— Start —

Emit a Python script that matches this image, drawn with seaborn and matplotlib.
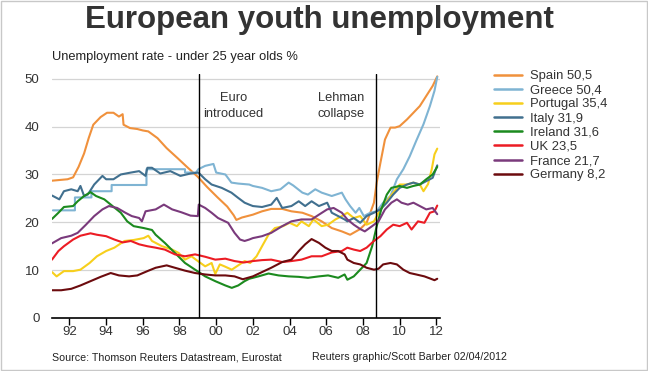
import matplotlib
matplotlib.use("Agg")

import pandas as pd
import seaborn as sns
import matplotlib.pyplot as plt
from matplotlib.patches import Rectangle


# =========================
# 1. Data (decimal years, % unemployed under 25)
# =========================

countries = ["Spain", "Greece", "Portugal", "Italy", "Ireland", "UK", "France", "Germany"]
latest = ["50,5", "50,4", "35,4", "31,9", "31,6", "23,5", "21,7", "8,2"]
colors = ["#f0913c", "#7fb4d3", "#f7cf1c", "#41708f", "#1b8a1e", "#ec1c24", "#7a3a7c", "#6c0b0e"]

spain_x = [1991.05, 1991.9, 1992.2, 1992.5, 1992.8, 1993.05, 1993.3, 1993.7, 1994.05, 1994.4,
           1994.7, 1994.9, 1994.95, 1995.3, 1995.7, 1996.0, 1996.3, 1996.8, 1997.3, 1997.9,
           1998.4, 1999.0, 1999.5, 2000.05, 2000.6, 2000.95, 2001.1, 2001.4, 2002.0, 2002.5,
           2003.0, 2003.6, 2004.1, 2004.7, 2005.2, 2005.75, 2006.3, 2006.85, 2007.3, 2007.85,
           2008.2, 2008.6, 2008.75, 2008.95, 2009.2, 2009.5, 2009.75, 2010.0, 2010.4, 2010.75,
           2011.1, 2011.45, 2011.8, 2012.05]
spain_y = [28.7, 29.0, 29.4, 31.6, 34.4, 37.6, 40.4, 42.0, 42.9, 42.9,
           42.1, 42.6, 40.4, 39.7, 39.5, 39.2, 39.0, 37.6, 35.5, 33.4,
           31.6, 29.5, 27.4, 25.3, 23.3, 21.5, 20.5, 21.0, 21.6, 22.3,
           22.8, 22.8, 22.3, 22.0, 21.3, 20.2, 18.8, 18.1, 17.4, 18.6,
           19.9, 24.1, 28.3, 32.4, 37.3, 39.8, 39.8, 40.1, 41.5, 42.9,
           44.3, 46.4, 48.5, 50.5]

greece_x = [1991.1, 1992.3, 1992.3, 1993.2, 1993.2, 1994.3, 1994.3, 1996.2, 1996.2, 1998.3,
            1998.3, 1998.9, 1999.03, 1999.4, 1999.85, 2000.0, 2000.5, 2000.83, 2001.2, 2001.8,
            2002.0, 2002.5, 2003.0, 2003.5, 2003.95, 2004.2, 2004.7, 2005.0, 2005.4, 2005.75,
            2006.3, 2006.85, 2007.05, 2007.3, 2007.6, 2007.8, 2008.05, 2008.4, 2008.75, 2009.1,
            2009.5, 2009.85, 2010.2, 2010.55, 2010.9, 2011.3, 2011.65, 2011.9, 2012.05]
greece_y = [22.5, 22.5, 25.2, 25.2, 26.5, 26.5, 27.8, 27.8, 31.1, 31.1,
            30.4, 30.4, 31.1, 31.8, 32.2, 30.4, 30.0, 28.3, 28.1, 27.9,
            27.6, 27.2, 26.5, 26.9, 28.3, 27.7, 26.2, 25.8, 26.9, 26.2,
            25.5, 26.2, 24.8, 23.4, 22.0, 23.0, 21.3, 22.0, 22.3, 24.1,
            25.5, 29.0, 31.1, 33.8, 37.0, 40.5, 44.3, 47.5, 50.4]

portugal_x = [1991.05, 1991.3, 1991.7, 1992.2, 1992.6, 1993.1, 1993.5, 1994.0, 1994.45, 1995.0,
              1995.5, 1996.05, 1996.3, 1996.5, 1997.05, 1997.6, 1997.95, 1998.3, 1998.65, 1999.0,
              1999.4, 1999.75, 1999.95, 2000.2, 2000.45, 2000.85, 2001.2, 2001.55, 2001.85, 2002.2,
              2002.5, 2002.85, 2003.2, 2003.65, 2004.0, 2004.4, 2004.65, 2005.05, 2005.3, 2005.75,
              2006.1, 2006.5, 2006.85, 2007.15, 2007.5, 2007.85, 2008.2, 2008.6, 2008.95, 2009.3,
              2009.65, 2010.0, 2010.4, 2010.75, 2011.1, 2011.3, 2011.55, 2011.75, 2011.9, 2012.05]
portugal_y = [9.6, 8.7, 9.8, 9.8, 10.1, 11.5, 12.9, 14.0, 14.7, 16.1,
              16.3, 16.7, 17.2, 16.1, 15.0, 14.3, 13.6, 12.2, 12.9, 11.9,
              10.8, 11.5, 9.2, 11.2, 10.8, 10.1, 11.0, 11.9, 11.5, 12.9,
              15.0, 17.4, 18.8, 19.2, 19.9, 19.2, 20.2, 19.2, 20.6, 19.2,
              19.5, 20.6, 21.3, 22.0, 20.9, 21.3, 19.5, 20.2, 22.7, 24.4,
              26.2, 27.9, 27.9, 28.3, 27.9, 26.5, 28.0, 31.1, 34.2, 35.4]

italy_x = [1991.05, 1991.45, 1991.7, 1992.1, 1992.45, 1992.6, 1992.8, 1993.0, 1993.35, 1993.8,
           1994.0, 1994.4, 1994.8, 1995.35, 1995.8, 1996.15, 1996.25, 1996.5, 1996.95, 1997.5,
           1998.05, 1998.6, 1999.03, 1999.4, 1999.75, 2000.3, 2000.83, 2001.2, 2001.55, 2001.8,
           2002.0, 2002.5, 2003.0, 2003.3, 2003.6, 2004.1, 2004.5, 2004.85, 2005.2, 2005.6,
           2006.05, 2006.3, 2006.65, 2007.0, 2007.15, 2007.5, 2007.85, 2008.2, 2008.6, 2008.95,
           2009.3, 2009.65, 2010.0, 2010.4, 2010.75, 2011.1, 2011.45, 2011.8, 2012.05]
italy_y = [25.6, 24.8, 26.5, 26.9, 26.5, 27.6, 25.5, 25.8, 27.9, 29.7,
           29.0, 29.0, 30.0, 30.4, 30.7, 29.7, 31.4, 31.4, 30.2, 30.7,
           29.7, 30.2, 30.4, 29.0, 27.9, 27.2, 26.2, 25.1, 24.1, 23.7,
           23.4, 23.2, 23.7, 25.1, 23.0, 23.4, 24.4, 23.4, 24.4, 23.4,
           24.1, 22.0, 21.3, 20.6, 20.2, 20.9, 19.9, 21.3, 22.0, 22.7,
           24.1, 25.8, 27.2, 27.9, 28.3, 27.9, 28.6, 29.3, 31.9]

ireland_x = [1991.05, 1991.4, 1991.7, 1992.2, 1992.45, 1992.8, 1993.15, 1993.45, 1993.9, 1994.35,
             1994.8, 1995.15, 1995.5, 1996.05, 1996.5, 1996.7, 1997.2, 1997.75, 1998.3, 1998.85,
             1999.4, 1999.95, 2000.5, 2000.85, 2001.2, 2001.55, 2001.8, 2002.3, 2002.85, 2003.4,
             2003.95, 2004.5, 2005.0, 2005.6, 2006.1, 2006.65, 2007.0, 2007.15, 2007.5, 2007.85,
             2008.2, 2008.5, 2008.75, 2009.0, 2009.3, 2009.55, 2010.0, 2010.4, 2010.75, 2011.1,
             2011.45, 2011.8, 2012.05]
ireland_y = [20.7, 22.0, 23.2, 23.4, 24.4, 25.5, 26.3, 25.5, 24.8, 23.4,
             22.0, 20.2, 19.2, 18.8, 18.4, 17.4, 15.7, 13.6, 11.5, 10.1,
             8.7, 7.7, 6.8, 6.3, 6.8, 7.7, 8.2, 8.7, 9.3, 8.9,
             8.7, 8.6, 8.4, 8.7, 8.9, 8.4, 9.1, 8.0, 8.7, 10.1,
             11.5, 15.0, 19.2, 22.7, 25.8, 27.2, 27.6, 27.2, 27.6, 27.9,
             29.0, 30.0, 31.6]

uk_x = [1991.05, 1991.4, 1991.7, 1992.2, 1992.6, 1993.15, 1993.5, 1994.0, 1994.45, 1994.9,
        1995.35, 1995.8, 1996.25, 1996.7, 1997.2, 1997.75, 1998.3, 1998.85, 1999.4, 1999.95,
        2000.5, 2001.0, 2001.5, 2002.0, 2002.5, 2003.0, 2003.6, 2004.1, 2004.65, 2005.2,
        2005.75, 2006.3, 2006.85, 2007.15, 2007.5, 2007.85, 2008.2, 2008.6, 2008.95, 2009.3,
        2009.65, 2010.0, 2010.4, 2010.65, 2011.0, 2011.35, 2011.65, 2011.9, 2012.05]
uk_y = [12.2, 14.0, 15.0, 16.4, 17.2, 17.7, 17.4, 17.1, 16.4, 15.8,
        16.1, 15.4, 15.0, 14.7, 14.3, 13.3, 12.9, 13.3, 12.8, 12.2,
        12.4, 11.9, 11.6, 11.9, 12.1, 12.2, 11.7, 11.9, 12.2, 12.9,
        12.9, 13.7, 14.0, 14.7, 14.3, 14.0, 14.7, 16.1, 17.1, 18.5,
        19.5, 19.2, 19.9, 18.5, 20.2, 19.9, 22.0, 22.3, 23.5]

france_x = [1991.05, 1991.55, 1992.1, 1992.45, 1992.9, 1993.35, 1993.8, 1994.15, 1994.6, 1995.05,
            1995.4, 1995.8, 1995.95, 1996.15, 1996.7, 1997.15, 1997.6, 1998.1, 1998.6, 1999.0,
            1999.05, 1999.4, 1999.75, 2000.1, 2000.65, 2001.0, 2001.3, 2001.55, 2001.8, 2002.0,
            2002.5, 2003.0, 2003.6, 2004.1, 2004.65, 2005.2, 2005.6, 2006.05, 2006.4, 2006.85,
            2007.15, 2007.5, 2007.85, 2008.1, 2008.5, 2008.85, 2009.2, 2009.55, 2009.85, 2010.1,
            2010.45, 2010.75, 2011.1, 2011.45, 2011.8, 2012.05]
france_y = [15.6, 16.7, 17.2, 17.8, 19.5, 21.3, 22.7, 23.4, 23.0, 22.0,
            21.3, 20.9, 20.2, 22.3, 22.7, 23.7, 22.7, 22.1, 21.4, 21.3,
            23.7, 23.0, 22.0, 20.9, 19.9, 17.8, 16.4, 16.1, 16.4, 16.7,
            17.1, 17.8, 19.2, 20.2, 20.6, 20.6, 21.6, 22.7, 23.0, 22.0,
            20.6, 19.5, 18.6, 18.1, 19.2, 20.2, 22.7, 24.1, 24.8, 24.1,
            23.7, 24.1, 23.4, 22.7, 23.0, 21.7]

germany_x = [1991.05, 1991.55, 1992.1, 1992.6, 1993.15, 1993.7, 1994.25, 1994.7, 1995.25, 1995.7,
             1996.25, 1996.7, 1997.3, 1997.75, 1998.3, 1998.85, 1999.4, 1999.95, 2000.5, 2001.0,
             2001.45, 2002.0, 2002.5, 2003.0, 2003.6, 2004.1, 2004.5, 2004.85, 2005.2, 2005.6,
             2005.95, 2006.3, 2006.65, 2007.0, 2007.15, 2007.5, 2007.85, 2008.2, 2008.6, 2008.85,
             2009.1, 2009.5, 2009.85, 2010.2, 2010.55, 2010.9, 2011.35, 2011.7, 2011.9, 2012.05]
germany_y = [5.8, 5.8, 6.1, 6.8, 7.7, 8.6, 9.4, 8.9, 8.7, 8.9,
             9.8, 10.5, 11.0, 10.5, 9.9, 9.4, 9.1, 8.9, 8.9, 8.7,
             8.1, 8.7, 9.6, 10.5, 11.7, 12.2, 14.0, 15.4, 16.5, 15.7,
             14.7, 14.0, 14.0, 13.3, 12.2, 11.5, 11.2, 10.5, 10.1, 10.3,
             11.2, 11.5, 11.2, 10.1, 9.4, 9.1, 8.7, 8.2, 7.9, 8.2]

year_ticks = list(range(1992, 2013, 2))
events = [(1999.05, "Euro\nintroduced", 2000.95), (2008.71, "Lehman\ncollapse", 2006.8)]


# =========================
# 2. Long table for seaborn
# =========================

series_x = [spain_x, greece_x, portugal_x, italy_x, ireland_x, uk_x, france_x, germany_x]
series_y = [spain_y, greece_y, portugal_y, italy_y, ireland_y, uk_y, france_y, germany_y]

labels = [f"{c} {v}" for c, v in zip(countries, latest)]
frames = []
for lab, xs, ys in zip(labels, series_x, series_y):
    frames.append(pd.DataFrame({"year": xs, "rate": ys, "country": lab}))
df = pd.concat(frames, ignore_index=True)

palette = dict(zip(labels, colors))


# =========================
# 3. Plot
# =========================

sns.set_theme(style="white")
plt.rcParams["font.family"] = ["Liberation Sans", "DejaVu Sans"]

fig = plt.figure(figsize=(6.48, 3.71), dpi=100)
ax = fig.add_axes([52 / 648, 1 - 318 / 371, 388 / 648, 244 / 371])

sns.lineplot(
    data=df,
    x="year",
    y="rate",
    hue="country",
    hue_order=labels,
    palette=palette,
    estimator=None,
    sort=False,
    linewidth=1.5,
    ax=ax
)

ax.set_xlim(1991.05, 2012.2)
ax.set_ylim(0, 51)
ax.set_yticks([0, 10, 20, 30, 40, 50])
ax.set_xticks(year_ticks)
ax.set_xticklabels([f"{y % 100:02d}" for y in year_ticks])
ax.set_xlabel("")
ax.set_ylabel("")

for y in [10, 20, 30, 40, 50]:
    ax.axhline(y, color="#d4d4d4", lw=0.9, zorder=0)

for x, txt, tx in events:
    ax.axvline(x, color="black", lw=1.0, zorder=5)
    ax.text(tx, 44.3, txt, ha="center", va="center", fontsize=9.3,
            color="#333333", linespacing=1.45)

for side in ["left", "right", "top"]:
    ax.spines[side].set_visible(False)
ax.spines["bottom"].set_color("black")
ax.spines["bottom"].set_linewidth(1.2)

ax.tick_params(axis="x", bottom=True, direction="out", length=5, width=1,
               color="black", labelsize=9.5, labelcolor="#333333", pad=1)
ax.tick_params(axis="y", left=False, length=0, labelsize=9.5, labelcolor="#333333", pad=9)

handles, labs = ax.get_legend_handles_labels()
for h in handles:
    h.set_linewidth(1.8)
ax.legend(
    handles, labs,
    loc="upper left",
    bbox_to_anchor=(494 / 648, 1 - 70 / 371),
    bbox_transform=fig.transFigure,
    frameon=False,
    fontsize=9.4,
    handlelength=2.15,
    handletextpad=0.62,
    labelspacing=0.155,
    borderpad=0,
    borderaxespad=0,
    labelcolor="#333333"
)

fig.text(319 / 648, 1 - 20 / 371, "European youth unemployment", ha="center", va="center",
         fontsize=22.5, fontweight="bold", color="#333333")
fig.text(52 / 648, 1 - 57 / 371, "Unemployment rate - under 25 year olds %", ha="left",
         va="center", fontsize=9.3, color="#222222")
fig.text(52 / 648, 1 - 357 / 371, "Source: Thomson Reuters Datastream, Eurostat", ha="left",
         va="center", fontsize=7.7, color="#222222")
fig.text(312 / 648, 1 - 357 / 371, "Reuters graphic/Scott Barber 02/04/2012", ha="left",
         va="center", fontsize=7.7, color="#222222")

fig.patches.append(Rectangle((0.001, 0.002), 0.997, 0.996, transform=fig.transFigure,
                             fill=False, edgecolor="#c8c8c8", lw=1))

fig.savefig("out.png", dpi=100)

— End —

Copy each line holding the word "seaborn" from the listing above.

Emit a Python script that matches this image, drawn with seaborn and matplotlib.
import seaborn as sns
# 2. Long table for seaborn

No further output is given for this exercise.